Matt Dillon will ride up to a campsite with flat saddle bags, yet in the next scene he is cooking beans over a campfire with a large Dutch oven and has at least a washtub sized coffee pot. Yet when he leaves in the morning, the saddle bags are flat, and the bedroll has mysteriously disappeared. Worst yet, when someone dies on the trail, a shovel that was never present in any previous scenes, suddenly appears to dig the grave, but is not on the horses when they ride away.
 
It amazes me that apparently nobody in the old west knew how to open a window. I continually see people breaking out the glass of a double hung window (which was probably an anachronism too) to shoot out of it instead of just opening the damn window.
 
How can you forget that when those magical 20 shot six shooters finally did run out of ammo they looked at them like they were defective then threw them on the ground?............ As a kid I figured there must be empty six shooters laying around all over the west! LOL
 
Ya know, usually the first thing I do when I wake up is go visit my toilet room. I've never seen Matt wake up & go potty. He just jumps on his horse and drives 15 miles outta town then beats up or shoots the perp.
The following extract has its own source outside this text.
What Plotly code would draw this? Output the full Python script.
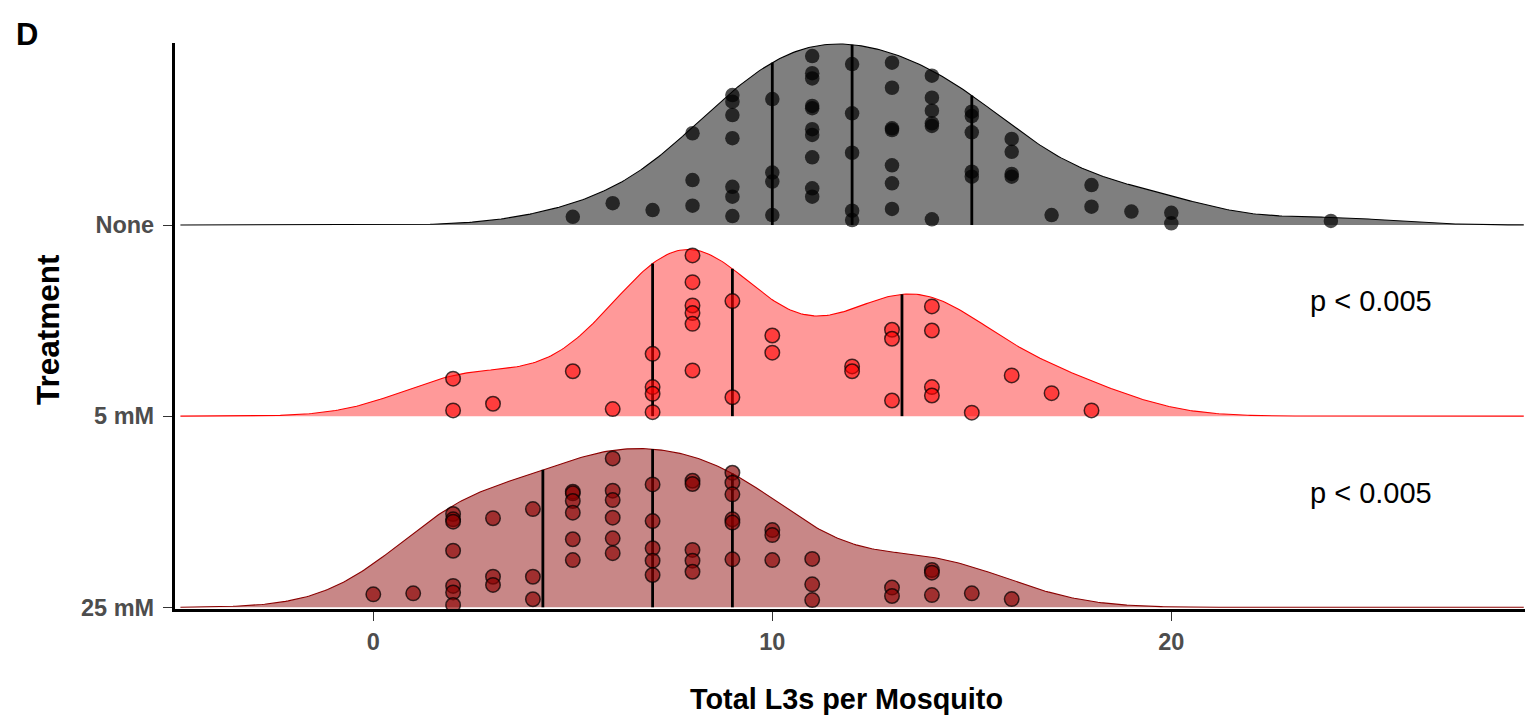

I don't know that I've ever even seen an outhouse in most TV westerns. Only movies I can think of offhand where one is shown or mentioned is in Pale Rider and Blazing Saddles.
 
And Dodge City, Kansas was surrounded by mountains with evergreen forests and desert with saguaro cactus. Hardly any prairie in sight. I wonder what happened to the landscape over the past 150 years or so. Climate change maybe?

This is how I learned not to trust TV/movies. I was sitting in the Bob Burn’s Theater in Van Buren Arkansas, just across the river from Ft Smith, watching True Grit and John Wayne rides out of Ft. Smith and there are snow capped mountains in the background. Visiting Ft Smith daily for most of my entire young life, I had never seen any snow-capped mountains.

My son was in the first or second grade and was watching one of his B Westerns we had on CD for him to watch. He said “daddy, how do those old colts in the movies shoot 20-30 times without being reloaded? They hold more rounds than your Glock!” I explained to him that the shows were make-believe. He said “I am going to watch Roadrunner/Coyote, at least that’s a real show!”